In the following example, the ibdiagnet command is minimized to determine which links are utilized:

# ibdiagnet -lw 4x -ls 10 -skip all

Loading IBDIAGNET from: /usr/lib/ibdiagnet1.2
-W- Topology file is not specified.
 Reports regarding cluster links will use direct routes.
Loading IBDM from: /usr/lib/ibdm1.2
-I- Using port 0 as the local port.
-I- Discovering ... 2 nodes (1 Switches & 1 CA-s) discovered.
.
.
.
-I- Links With links width != 4x (as set by -lw option)
-I---------------------------------------------------
-I- No unmatched Links (with width != 4x) were found
-I---------------------------------------------------
-I- Links With links speed != 10 (as set by -ls option)
-I---------------------------------------------------
-I- No unmatched Links (with speed != 10) were found
.
.
.
-I- Stages Status Report:
 STAGE               Errors Warnings
 Bad GUIDs/LIDs Check               0   0 
 Link State Active Check               0   0 
 Performance Counters Report               0   0 
 Specific Link Width Check               0   0 
 Specific Link Speed Check               0   0 
 Partitions Check               0   0 
 IPoIB Subnets Check               0   0 
Please see /tmp/ibdiagnet.log for complete log
----------------------------------------------------------------
-I- Done.

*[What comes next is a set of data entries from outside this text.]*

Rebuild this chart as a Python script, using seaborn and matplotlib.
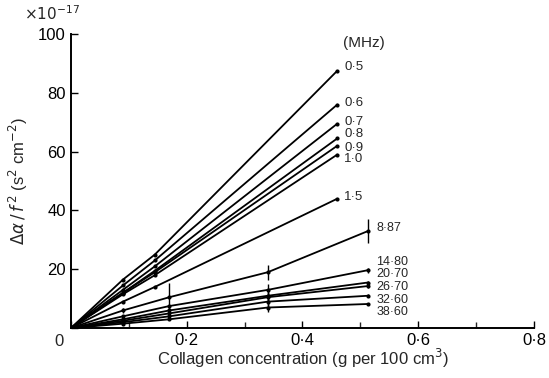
import numpy as np
import pandas as pd
import matplotlib
matplotlib.use("Agg")
import matplotlib.pyplot as plt
import seaborn as sns
from matplotlib.ticker import MultipleLocator, FuncFormatter

# ---- data ----
freqs_low = ["0·5", "0·6", "0·7", "0·8", "0·9", "1·0", "1·5"]
x_low = [0.0, 0.09, 0.145, 0.46]
y_low = {
    "0·5": [0, 16.5, 25.0, 87.5],
    "0·6": [0, 14.5, 23.0, 76.0],
    "0·7": [0, 13.0, 21.0, 69.5],
    "0·8": [0, 12.0, 19.5, 64.5],
    "0·9": [0, 12.0, 19.0, 62.0],
    "1·0": [0, 11.5, 18.0, 59.0],
    "1·5": [0, 9.0, 14.0, 44.0],
}
freqs_high = ["8·87", "14·80", "20·70", "26·70", "32·60", "38·60"]
x_high = [0.0, 0.09, 0.17, 0.34, 0.513]
y_high = {
    "8·87": [0, 6.0, 10.5, 19.0, 33.0],
    "14·80": [0, 4.0, 7.5, 13.0, 19.7],
    "20·70": [0, 3.0, 6.0, 11.0, 15.5],
    "26·70": [0, 2.5, 5.0, 10.5, 14.3],
    "32·60": [0, 2.0, 4.0, 9.0, 11.0],
    "38·60": [0, 1.5, 3.0, 7.0, 8.2],
}
err_high = {
    "8·87": [0, 1.0, 5.0, 2.5, 4.0],
    "14·80": [0, 0, 0, 2.0, 0.8],
    "20·70": [0, 0, 0, 1.5, 0.5],
    "26·70": [0, 0, 0, 1.5, 0.5],
    "32·60": [0, 0, 0, 1.5, 0.5],
    "38·60": [0, 0, 0, 1.5, 0.5],
}
# label vertical offsets in points (layout only)
label_dy = {"0·5": 3, "0·6": 1, "0·7": 1.5, "0·8": 3, "0·9": -1.5, "1·0": -3, "1·5": 1,
            "8·87": 2, "14·80": 5.8, "20·70": 5.8, "26·70": -0.7, "32·60": -2.9, "38·60": -6}

rows = []
for f in freqs_low:
    for xv, yv in zip(x_low, y_low[f]):
        rows.append({"series": f, "conc": xv, "val": yv})
for f in freqs_high:
    for xv, yv in zip(x_high, y_high[f]):
        rows.append({"series": f, "conc": xv, "val": yv})
df = pd.DataFrame(rows)

sns.set_theme(style="ticks")
plt.rcParams["font.family"] = ["Liberation Sans", "DejaVu Sans"]

fig = plt.figure(figsize=(5.49, 3.78), dpi=100)
ax = fig.add_axes([0.129, 0.132, 0.844, 0.778])

order = freqs_low + freqs_high
sns.lineplot(data=df, x="conc", y="val", hue="series", hue_order=order,
             palette={s: "black" for s in order}, legend=False, ax=ax,
             linewidth=1.3, marker="o", markersize=3, markeredgewidth=0,
             estimator=None, sort=False)

for f in freqs_high:
    e = np.array(err_high[f])
    m = e > 0
    ax.errorbar(np.array(x_high)[m], np.array(y_high[f])[m], yerr=e[m], fmt="none",
                ecolor="black", elinewidth=1.0, capsize=0)

for f in freqs_low:
    ax.annotate(f, (x_low[-1], y_low[f][-1]), xytext=(5, label_dy[f]),
                textcoords="offset points", fontsize=9.5, va="center", ha="left")
for f in freqs_high:
    ax.annotate(f, (x_high[-1], y_high[f][-1]), xytext=(6, label_dy[f]),
                textcoords="offset points", fontsize=9, va="center", ha="left")
ax.annotate("(MHz)", (x_low[-1], y_low["0·5"][-1]), xytext=(4, 20),
            textcoords="offset points", fontsize=11, va="center", ha="left")

ax.set_xlim(0, 0.8)
ax.set_ylim(0, 100)
ax.xaxis.set_major_locator(MultipleLocator(0.2))
ax.xaxis.set_minor_locator(MultipleLocator(0.1))
ax.yaxis.set_major_locator(MultipleLocator(20))
ax.xaxis.set_major_formatter(FuncFormatter(lambda v, p: "" if abs(v) < 1e-9 else f"{v:.1f}".replace(".", "·")))
ax.yaxis.set_major_formatter(FuncFormatter(lambda v, p: "" if abs(v) < 1e-9 else f"{v:.0f}"))
ax.tick_params(direction="in", length=5, width=1, labelsize=12, colors="black")
ax.tick_params(which="minor", direction="in", length=4, width=1)
for s in ["top", "right"]:
    ax.spines[s].set_visible(False)
for s in ["left", "bottom"]:
    ax.spines[s].set_linewidth(1.4)
    ax.spines[s].set_color("black")

ax.text(-0.015, -0.02, "0", transform=ax.transAxes, fontsize=12, ha="right", va="top")
ax.text(-0.1, 1.07, r"$\times10^{-17}$", transform=ax.transAxes, fontsize=11, ha="left", va="center")
ax.set_xlabel(r"Collagen concentration (g per 100 cm$^3$)", fontsize=12, labelpad=-1)
ax.set_ylabel(r"$\Delta\alpha\,/\,f^{\,2}$ (s$^2$ cm$^{-2}$)", fontsize=12, labelpad=6)

fig.savefig("out.png", dpi=100)
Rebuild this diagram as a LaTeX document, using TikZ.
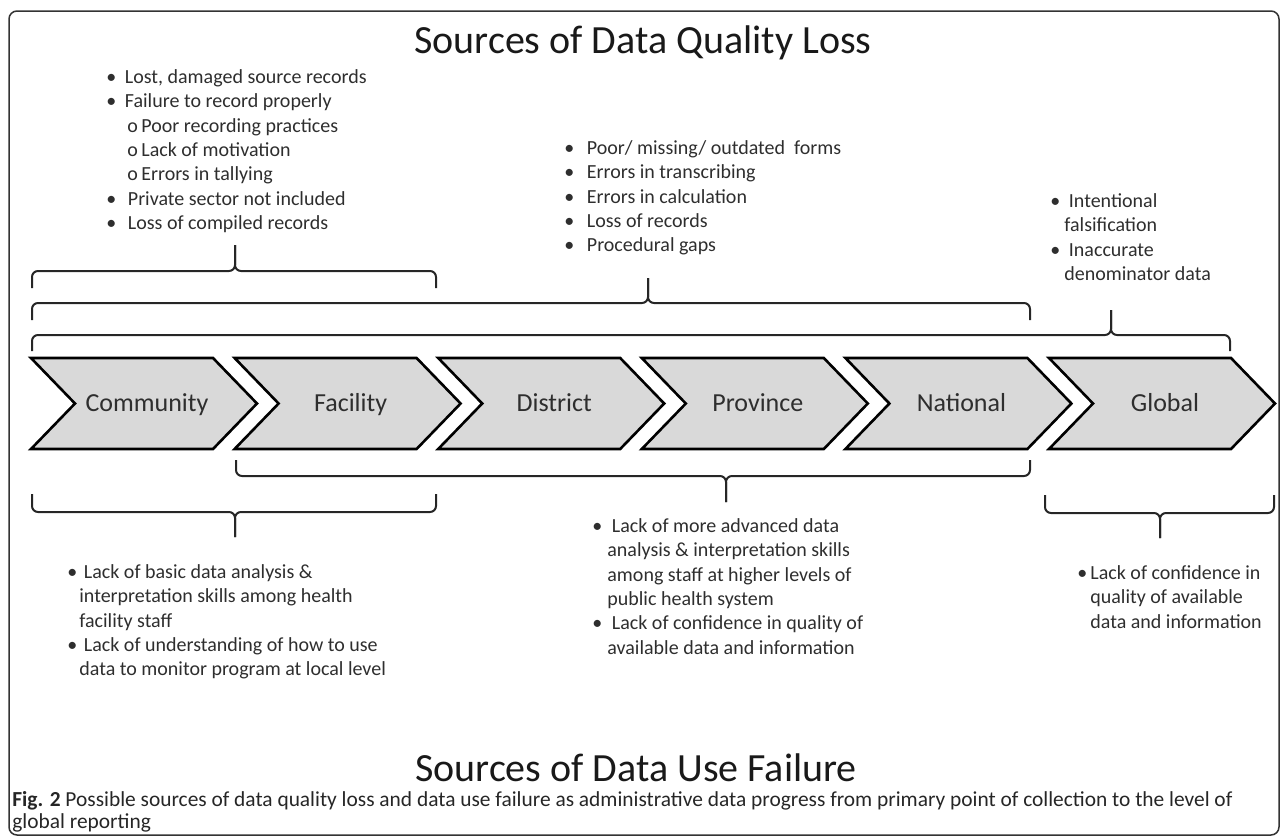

Run time was 1 seconds.

Note:

The actual output for your InfiniBand fabric will differ from that in the example.

12.1.6.3 Validate and Check Errors in the InfiniBand Fabric

Use the ibcheckerrors command that uses the topology file to scan the InfiniBand fabric and validate the connectivity as described in the topology file, and to report errors as indicated by the port counters.

On the command-line interface (CLI), enter the following command:

# ibcheckerrors

## Summary: 4 nodes checked, 0 bad nodes found
##      34 ports checked, 0 ports have errors beyond threshold

Note:

The actual output for your InfiniBand fabric will differ from that in the example.

12.1.7 Monitor a Gateway Switch Using Web Interface

  1. Open a web browser and go to the following URL:

    http://gateway-IP

    where gateway-IP is the IP address of a gateway switch.

  2. Log in to the interface as the root user.
  3. Click the Switch/Fabric Monitoring Tools tab.
  4. Click Launch Sun DCS GW Monitor.

    The Fabric Monitor is displayed.